Wednesday, July 27, 2011

Cesme Penisula, Turkey


Imagine my delight, on my first visit more than a decade ago to this windward Aegean peninsula, to have landed amidst picturesque villages with crumbling Greek facades, enormous stretches of sparsely populated sand, and dusty family-run pensions. But time marches on, and what was once the summer playground of Izmir's working class has developed into a veritable international holiday sensation.

Today, salve for the soul can be obtained at more than a dozen deluxe thermal spas located within one of the many stylish oases of Aegean hospitality on this storied coast. For lodging, you will have to choose among opulent bayside resorts, romantic boutique hideaways, discreetly welcoming cloistered inns or even a stately Pasha's manse. And yet Çesme is more than its coastal and thermal waters, world-class windsurfing and beach clubs dripping with bougainvillea, jasmine and salt air.

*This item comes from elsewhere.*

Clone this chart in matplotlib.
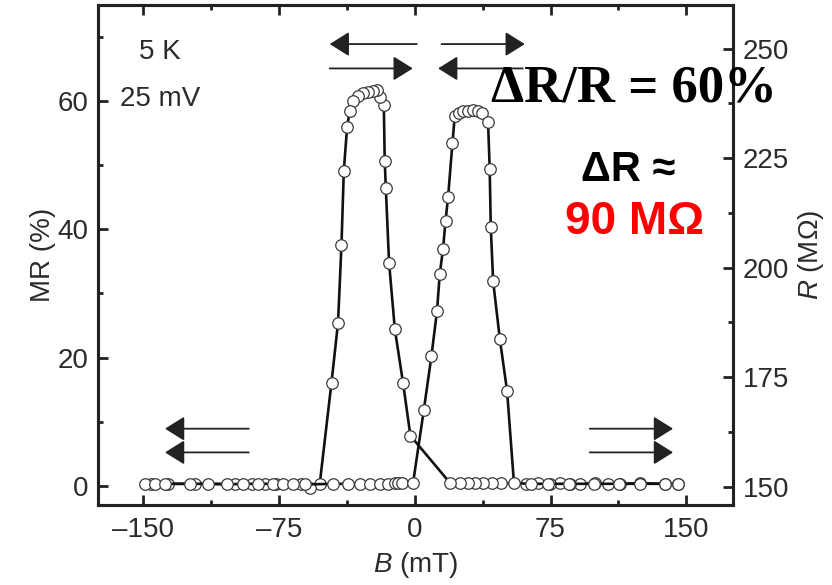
import matplotlib
matplotlib.use('Agg')
import matplotlib.pyplot as plt
from matplotlib.ticker import MultipleLocator

# field sweep from +150 down to -150 mT (peak at negative field)
down_B = [145.5, 138.1, 124.3, 113.3, 106.8, 99.4, 91.2, 85.6, 80.1, 74.6, 68.1, 61.7,
          47.9, 42.4, 37.7, 33.1, 29.5, 24.9, 19.3,
          -2.4, -6.5, -11.0, -14.2, -16.0, -16.6, -17.1, -19.3, -20.8, -23.0, -25.8,
          -28.6, -31.3, -34.1, -35.9, -37.4, -39.2, -40.5, -42.4, -46.0,
          -52.5, -58.0, -62.6, -76.4, -82.9, -90.0, -99.4, -121.5, -136.5, -146.0]
down_MR = [0.3, 0.3, 0.4, 0.3, 0.3, 0.4, 0.3, 0.3, 0.4, 0.3, 0.4, 0.3,
           0.4, 0.4, 0.4, 0.4, 0.5, 0.5, 0.5,
           7.8, 16.1, 24.4, 34.8, 46.5, 50.7, 59.4, 60.6, 61.7, 61.6, 61.4,
           61.2, 60.8, 60.0, 58.5, 55.9, 49.1, 37.5, 25.4, 16.1,
           0.3, -0.3, 0.2, 0.3, 0.3, 0.2, 0.3, 0.3, 0.3, 0.3]

# field sweep from -150 up to +150 mT (peak at positive field)
up_B = [-149.2, -143.6, -138.0, -124.3, -114.0, -104.0, -94.8, -86.6, -78.3, -72.8,
        -67.2, -60.8, -45.1, -36.8, -30.4, -24.9, -19.3, -14.7, -11.0, -9.2, -7.3, -0.9,
        5.0, 9.2, 12.3, 13.8, 15.6, 17.0, 18.4, 20.8, 22.1, 24.5, 26.7, 29.4, 32.2,
        35.0, 37.4, 40.5, 41.4, 42.0, 43.3, 47.0, 51.0,
        54.8, 64.0, 73.6, 85.0, 99.0, 113.0, 124.3, 138.1, 145.5]
up_MR = [0.3, 0.3, 0.3, 0.3, 0.3, 0.2, 0.3, 0.3, 0.3, 0.2,
         0.3, 0.2, 0.3, 0.3, 0.3, 0.3, 0.3, 0.3, 0.4, 0.4, 0.4, 0.5,
         11.8, 20.2, 27.3, 33.0, 36.9, 41.3, 45.0, 53.4, 57.7, 58.2, 58.4, 58.5, 58.6,
         58.5, 58.2, 56.7, 49.4, 40.3, 31.9, 22.9, 14.8,
         0.4, 0.3, 0.3, 0.3, 0.3, 0.3, 0.3, 0.3, 0.3]

x_ticks = [-150, -75, 0, 75, 150]
mr_ticks = [0, 20, 40, 60]
r_ticks = [150, 175, 200, 225, 250]

plt.rcParams['font.family'] = ['Liberation Sans', 'DejaVu Sans']
plt.rcParams['mathtext.fontset'] = 'custom'
plt.rcParams['mathtext.rm'] = 'Liberation Sans'
plt.rcParams['mathtext.it'] = 'Liberation Sans:italic'

txt_col = '#2b2b2b'
fig = plt.figure(figsize=(8.32, 5.85), dpi=100)
ax = fig.add_axes([0.1178, 0.1368, 0.7636, 0.8547])
ax2 = ax.twinx()

mk = dict(marker='o', ms=8.3, mfc='white', mec='#3a3a3a', mew=0.9,
          color='#111111', lw=1.9)
ax.plot(down_B, down_MR, **mk)
ax.plot(up_B, up_MR, **mk)

ax.set_xlim(-175, 176)
ax.set_ylim(-3, 75)
ax2.set_ylim(145.8, 260)

ax.set_xticks(x_ticks)
ax.set_xticklabels([str(v).replace('-', '\u2013') for v in x_ticks])
ax.xaxis.set_minor_locator(MultipleLocator(37.5))
ax.set_yticks(mr_ticks)
ax.yaxis.set_minor_locator(MultipleLocator(10))
ax2.set_yticks(r_ticks)
ax2.yaxis.set_minor_locator(MultipleLocator(12.5))

for a in (ax, ax2):
    for s in a.spines.values():
        s.set_linewidth(2.2)
        s.set_color('#222222')
    a.tick_params(which='major', direction='in', length=7, width=2,
                  labelsize=20, labelcolor=txt_col, color='#222222', pad=7)
    a.tick_params(which='minor', direction='in', length=3.5, width=2,
                  color='#222222')
ax.tick_params(axis='x', which='both', top=True, pad=9)
ax.tick_params(axis='y', which='both', right=False)

ax.set_xlabel('$B$ (mT)', fontsize=20, color=txt_col, labelpad=5)
ax.set_ylabel('MR (%)', fontsize=20, color=txt_col, labelpad=1)
ax2.set_ylabel('$R$ (M\u03a9)', fontsize=20, color=txt_col, labelpad=5)

ax.text(0.098, 0.905, '5 K', transform=ax.transAxes, fontsize=20,
        color=txt_col, ha='center', va='center')
ax.text(0.097, 0.812, '25 mV', transform=ax.transAxes, fontsize=20,
        color=txt_col, ha='center', va='center')

arw = dict(arrowstyle='-|>,head_length=1.2,head_width=0.75', mutation_scale=10,
           color='#222222', lw=1.3, shrinkA=0, shrinkB=0)
# (tail_x, tip_x, y) in data units
arrows = [(1.1, -47.0, 68.9), (-47.0, -1.1, 65.1),
          (14.8, 60.8, 68.9), (59.7, 12.9, 65.1),
          (-91.7, -138.0, 8.9), (-91.7, -138.0, 5.2),
          (96.7, 142.7, 8.9), (96.7, 142.7, 5.2)]
for x0, x1, y in arrows:
    ax.annotate('', xy=(x1, y), xytext=(x0, y), arrowprops=arw)

fig.text(0.762, 0.848, '\u0394R/R = 60%', fontsize=38, fontweight='bold',
         family='Liberation Serif', ha='center', va='center', color='black')
fig.text(0.755, 0.71, '\u0394R \u2248', fontsize=30, fontweight='bold',
         ha='center', va='center', color='black')
fig.text(0.763, 0.62, '90 M\u03a9', fontsize=33, fontweight='bold',
         ha='center', va='center', color='#ff0000')

fig.savefig('out.png', dpi=100)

I can still step back in time at Erytrai, the city of antiquity peeping out from under the Mediterranean brush, into the medieval era, in Çesme's hybrid Genoese-Ottoman fortress, or on the back of a 50cc scooter through groves of mastic back into the heart of pastoral Turkey. When I've tired of these living dioramas, I head to where the 21st century has superimposed itself upon Çesme's past: to one of the many elegant street side cafés of Alaçati, typical white-glove fish restaurants at Dalyan cove or a hilltop windmill for a glass of one of Turkey's finer wines and a delectable selection of nature's local bounty.